Tension as hundreds of herders from Kajiado invade Gilgil, Naivasha farms

Animals grazing outside Ndabibi chief’s camp after they were driven there by a farmer whose crops were destroyed in the fields on October 13,2022. Many herders in search of pastures have migrated to Naivasha and Gilgil areas

Photo credit: Macharia Mwangi | Nation Media Group

Hundreds of herders have invaded some parts of Gilgil as a prolonged drought takes a toll on their animals.

Some of the shepherds have migrated from neighbouring Kajiado County, an area hit hard by the dry spell.

The animals are straying onto cultivated farms, causing conflict between herders and farmers.

“We have so many documented cases but those involved are opting for an out-of-court settlement,” said Gilgil sub-county Deputy Police Commander Henry Mbogo.

Ol Njorai acting Chief Parit Sululu confirmed that the number of herders grazing in the area had increased recently but downplayed claims of mounting tension.

“No conflicts have been brought to my attention. What I understand is that most of them are opting to settle the matters among themselves,” the administrator said.

But resident Rose Kamau said maize and pumpkins on her three-acre farm were destroyed by migrating animals.

“From the agricultural officers’ evaluation, I was supposed to be paid Sh510,000 but I am yet to receive a penny … I am counting losses,” Ms Kamau said.

Another farmer, Karanja Mbugua, said a majority of growers lease their land to desperate herders.

“We are in the harvesting season and some of the farmers are leasing out their farms to the herders,” he said.

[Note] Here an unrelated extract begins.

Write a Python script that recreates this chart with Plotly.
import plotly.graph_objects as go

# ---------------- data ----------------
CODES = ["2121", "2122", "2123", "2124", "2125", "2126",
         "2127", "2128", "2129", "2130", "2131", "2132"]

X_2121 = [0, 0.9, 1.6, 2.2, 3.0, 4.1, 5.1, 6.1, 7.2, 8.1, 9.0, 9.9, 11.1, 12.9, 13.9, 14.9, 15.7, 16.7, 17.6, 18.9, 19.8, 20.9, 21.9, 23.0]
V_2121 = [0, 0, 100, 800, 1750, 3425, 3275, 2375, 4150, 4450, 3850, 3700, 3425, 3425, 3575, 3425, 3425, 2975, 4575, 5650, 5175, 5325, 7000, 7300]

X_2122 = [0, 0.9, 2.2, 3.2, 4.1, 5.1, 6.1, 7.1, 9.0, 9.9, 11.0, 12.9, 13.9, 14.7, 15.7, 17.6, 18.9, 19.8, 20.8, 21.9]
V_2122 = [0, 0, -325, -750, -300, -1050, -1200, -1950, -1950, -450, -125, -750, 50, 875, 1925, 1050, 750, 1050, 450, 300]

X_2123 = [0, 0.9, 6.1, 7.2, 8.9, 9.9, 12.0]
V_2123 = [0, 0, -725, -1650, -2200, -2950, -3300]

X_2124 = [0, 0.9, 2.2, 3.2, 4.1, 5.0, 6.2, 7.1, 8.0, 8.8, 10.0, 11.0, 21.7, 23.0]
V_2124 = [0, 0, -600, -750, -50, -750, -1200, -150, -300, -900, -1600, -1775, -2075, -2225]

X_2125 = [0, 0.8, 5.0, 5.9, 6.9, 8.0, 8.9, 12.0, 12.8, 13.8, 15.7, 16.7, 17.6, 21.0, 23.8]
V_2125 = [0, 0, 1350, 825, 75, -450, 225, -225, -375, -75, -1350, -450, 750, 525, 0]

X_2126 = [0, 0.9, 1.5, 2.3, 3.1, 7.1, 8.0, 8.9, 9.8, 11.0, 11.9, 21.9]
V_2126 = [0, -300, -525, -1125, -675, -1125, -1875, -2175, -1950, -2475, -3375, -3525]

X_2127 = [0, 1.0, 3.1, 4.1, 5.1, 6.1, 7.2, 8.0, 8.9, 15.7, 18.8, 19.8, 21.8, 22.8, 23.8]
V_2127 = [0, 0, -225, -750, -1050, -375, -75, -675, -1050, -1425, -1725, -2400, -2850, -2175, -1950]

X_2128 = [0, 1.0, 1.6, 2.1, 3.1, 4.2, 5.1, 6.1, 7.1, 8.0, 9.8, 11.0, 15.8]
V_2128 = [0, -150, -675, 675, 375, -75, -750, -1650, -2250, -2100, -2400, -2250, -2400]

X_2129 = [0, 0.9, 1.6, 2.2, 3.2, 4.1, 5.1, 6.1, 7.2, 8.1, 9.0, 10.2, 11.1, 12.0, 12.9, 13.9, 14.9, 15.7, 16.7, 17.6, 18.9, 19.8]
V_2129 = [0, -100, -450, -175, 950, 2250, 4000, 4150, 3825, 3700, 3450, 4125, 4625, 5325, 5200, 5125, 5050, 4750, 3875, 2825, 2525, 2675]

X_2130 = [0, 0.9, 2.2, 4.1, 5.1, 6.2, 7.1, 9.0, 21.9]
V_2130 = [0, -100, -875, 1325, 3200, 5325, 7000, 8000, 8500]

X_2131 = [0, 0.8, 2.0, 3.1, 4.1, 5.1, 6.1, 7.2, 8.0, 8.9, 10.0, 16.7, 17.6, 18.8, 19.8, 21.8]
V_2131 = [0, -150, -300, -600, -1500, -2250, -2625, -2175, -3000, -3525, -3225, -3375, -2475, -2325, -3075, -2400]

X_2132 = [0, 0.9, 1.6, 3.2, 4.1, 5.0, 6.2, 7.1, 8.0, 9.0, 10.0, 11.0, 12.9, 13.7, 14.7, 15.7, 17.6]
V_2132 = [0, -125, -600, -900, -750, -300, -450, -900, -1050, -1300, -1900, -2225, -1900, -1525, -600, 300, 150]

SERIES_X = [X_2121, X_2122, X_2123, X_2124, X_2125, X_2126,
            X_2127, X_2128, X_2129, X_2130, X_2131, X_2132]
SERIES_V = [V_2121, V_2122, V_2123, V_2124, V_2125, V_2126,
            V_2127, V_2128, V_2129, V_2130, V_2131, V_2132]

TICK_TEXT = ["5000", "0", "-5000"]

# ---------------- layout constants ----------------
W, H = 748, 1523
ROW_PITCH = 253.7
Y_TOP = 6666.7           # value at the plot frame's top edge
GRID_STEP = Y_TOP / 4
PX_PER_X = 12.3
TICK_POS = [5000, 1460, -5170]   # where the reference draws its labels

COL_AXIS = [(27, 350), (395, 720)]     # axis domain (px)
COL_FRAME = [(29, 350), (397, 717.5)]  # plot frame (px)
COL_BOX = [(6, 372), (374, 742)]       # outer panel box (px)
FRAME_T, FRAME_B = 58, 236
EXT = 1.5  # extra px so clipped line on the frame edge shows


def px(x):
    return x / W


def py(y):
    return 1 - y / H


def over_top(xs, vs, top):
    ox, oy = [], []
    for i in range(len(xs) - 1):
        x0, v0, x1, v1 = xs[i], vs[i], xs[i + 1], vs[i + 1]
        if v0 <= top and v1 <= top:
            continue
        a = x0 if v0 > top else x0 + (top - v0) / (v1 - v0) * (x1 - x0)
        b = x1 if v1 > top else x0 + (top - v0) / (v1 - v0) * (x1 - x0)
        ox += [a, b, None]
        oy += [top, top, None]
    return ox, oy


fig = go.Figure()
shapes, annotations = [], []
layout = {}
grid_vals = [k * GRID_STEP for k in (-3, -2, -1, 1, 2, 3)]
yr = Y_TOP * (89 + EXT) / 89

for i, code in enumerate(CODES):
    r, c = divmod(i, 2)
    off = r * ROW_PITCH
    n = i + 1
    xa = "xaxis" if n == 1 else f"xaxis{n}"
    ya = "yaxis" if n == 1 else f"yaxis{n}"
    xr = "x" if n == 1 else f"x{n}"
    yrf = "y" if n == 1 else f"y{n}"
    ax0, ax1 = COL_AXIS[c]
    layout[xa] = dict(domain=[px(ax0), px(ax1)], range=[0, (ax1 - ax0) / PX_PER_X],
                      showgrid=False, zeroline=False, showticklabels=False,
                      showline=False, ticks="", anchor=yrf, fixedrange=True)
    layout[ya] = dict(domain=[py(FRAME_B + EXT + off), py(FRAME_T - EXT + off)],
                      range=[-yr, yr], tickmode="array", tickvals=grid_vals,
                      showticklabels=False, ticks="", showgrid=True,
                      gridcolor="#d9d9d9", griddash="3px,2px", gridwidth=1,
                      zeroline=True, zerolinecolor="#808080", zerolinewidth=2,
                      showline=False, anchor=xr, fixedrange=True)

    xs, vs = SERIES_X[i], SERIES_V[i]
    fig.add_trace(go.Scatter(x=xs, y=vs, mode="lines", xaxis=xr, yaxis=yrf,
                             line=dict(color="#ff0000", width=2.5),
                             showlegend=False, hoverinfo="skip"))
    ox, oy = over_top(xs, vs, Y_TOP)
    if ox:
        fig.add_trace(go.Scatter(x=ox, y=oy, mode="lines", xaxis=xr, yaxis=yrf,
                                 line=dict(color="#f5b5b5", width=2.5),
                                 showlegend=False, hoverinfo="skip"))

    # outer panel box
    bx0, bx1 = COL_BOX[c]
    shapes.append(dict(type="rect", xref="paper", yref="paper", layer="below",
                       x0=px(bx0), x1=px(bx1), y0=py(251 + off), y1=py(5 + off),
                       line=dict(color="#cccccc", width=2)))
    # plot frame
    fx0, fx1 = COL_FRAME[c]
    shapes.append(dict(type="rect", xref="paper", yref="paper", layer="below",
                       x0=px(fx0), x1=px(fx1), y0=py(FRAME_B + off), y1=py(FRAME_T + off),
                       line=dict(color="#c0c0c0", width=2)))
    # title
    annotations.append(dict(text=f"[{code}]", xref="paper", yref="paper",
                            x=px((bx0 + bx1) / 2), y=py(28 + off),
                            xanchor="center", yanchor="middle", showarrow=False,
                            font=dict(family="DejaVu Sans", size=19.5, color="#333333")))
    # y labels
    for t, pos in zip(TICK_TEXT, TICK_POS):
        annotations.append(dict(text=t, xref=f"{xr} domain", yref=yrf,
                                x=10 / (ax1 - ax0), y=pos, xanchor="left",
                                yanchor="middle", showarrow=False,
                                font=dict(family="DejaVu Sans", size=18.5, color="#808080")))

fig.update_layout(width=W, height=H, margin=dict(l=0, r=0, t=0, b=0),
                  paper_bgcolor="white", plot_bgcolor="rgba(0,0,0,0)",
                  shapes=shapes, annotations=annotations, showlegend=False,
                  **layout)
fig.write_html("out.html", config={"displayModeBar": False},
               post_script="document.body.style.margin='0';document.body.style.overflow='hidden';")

But he painted a grim picture of the situation, saying some herders were selling their sheep and goats for as little as Sh1,000.

“A friend of mine bought several animals and the grazers are losing some of the animals to drought. An emaciated cow sells for as little as Sh2,000,” Mr Mbugua said.

Some community members provide water for the animals, he added.

A source told the Nation that some unscrupulous locals were leasing out farms without the consent of owners, complicating the situation. 

The government has started buying livestock from herders, with the animals slaughtered to feed starving residents under a livestock offtake programme.

Kajiado is one of the counties hit hard by drought, with animals dying in large numbers and herders migrating far afield in search of pastures.

In July, police in Gilgil flushed out herders who had invaded private farms, causing tension.

Hundreds of herders from Maralal and Laikipia had illegally driven their animals to the area in search of pastures.

But police and local administrators drove away the herders following an outcry from owners of large farms.